■ Work required:
Reproduce the listing word for word, leaving every picture behind.

■ Recorded information:
┌──

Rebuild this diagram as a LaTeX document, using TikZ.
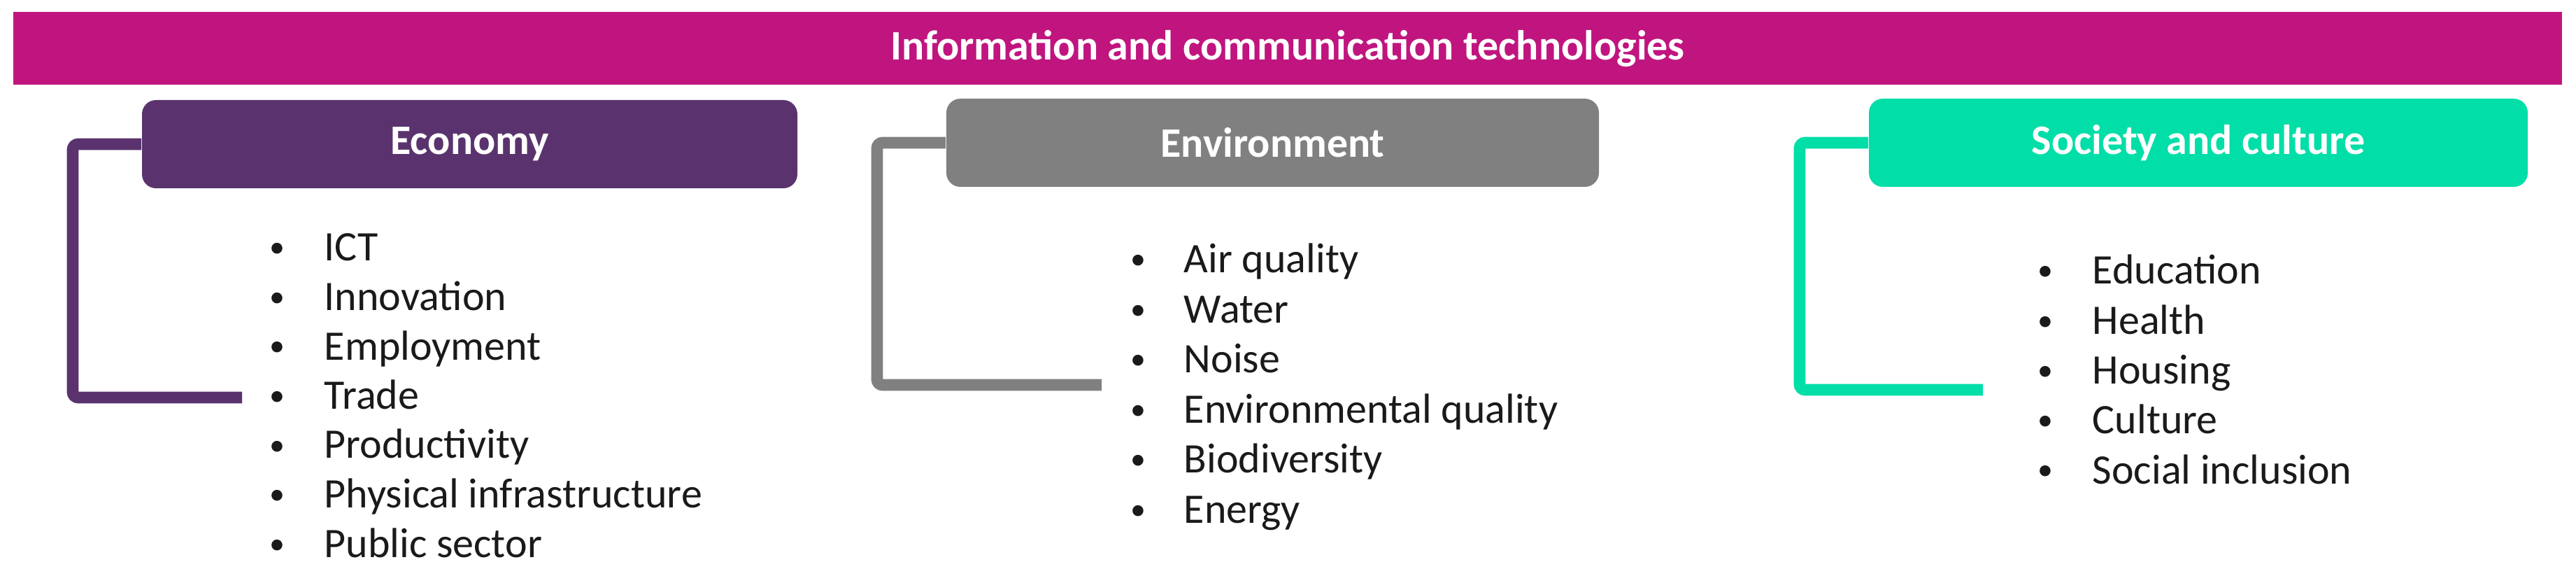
\documentclass[tikz,border=0pt]{standalone}
\usepackage{fontspec}
\setmainfont{Carlito}
\definecolor{ictmag}{HTML}{C0157F}
\definecolor{ecopur}{HTML}{5A336E}
\definecolor{envgray}{HTML}{808080}
\definecolor{socgreen}{HTML}{02DEA7}
\definecolor{itemtext}{HTML}{1A1A1A}
\begin{document}
\begin{tikzpicture}[x=0.25pt,y=-0.25pt,
  topbar/.style={fill=ictmag, minimum width=911pt, minimum height=26pt, inner sep=0pt, text=white, font=\fontsize{15pt}{18pt}\selectfont\bfseries},
  hdr/.style={rounded corners=5pt, minimum height=31.5pt, inner sep=0pt, text=white, font=\fontsize{15pt}{18pt}\selectfont\bfseries},
  itemtxt/.style={anchor=base west, inner sep=0pt, text=itemtext, font=\fontsize{15pt}{18pt}\selectfont},
  bul/.style={anchor=base, inner sep=0pt, text=itemtext, font=\fontsize{11pt}{13pt}\selectfont},
  brk/.style={line width=4.2pt, rounded corners=2pt}]
\useasboundingbox (0,0) rectangle (3683,833);

\node[topbar] (ict) at (1841,69) {Information and communication technologies};

% Economy
\node[hdr, fill=ecopur, minimum width=234.25pt] (eco) at (671.5,206) {Economy};
\coordinate (ecoc) at (104,568);
\coordinate (ecoend) at (346,568);
\draw[brk, ecopur] (eco.west) -| (ecoc) -- (ecoend);
\foreach \t [count=\i from 0] in {ICT,Innovation,Employment,Trade,Productivity,Physical infrastructure,Public sector}{
  \node[bul] (eb\i) at (396,{368+70.5*\i}) {•};
  \node[itemtxt] (et\i) at (463,{373+70.5*\i}) {\t};
}

% Environment
\node[hdr, fill=envgray, minimum width=233.25pt] (env) at (1819.5,204) {Environment};
\coordinate (envc) at (1254,550);
\coordinate (envend) at (1575,550);
\draw[brk, envgray] (env.west) -| (envc) -- (envend);
\foreach \t [count=\i from 0] in {Air quality,Water,Noise,Environmental quality,Biodiversity,Energy}{
  \node[bul] (vb\i) at (1627,{385+71.4*\i}) {•};
  \node[itemtxt] (vt\i) at (1692,{390+71.4*\i}) {\t};
}

% Society and culture
\node[hdr, fill=socgreen, minimum width=235.5pt] (soc) at (3143,204) {Society and culture};
\coordinate (socc) at (2573,557);
\coordinate (socend) at (2835,557);
\draw[brk, socgreen] (soc.west) -| (socc) -- (socend);
\foreach \t [count=\i from 0] in {Education,Health,Housing,Culture,Social inclusion}{
  \node[bul] (sb\i) at (2924,{401+71.25*\i}) {•};
  \node[itemtxt] (st\i) at (2991,{406+71.25*\i}) {\t};
}
\end{tikzpicture}
\end{document}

└──

■ Problem solution:
Rebuild this diagram as a LaTeX document, using TikZ.
\documentclass[tikz,border=0pt]{standalone}
\usepackage{fontspec}
\setmainfont{Carlito}
\definecolor{ictmag}{HTML}{C0157F}
\definecolor{ecopur}{HTML}{5A336E}
\definecolor{envgray}{HTML}{808080}
\definecolor{socgreen}{HTML}{02DEA7}
\definecolor{itemtext}{HTML}{1A1A1A}
\begin{document}
\begin{tikzpicture}[x=0.25pt,y=-0.25pt,
  topbar/.style={fill=ictmag, minimum width=911pt, minimum height=26pt, inner sep=0pt, text=white, font=\fontsize{15pt}{18pt}\selectfont\bfseries},
  hdr/.style={rounded corners=5pt, minimum height=31.5pt, inner sep=0pt, text=white, font=\fontsize{15pt}{18pt}\selectfont\bfseries},
  itemtxt/.style={anchor=base west, inner sep=0pt, text=itemtext, font=\fontsize{15pt}{18pt}\selectfont},
  bul/.style={anchor=base, inner sep=0pt, text=itemtext, font=\fontsize{11pt}{13pt}\selectfont},
  brk/.style={line width=4.2pt, rounded corners=2pt}]
\useasboundingbox (0,0) rectangle (3683,833);

\node[topbar] (ict) at (1841,69) {Information and communication technologies};

% Economy
\node[hdr, fill=ecopur, minimum width=234.25pt] (eco) at (671.5,206) {Economy};
\coordinate (ecoc) at (104,568);
\coordinate (ecoend) at (346,568);
\draw[brk, ecopur] (eco.west) -| (ecoc) -- (ecoend);
\foreach \t [count=\i from 0] in {ICT,Innovation,Employment,Trade,Productivity,Physical infrastructure,Public sector}{
  \node[bul] (eb\i) at (396,{368+70.5*\i}) {•};
  \node[itemtxt] (et\i) at (463,{373+70.5*\i}) {\t};
}

% Environment
\node[hdr, fill=envgray, minimum width=233.25pt] (env) at (1819.5,204) {Environment};
\coordinate (envc) at (1254,550);
\coordinate (envend) at (1575,550);
\draw[brk, envgray] (env.west) -| (envc) -- (envend);
\foreach \t [count=\i from 0] in {Air quality,Water,Noise,Environmental quality,Biodiversity,Energy}{
  \node[bul] (vb\i) at (1627,{385+71.4*\i}) {•};
  \node[itemtxt] (vt\i) at (1692,{390+71.4*\i}) {\t};
}

% Society and culture
\node[hdr, fill=socgreen, minimum width=235.5pt] (soc) at (3143,204) {Society and culture};
\coordinate (socc) at (2573,557);
\coordinate (socend) at (2835,557);
\draw[brk, socgreen] (soc.west) -| (socc) -- (socend);
\foreach \t [count=\i from 0] in {Education,Health,Housing,Culture,Social inclusion}{
  \node[bul] (sb\i) at (2924,{401+71.25*\i}) {•};
  \node[itemtxt] (st\i) at (2991,{406+71.25*\i}) {\t};
}
\end{tikzpicture}
\end{document}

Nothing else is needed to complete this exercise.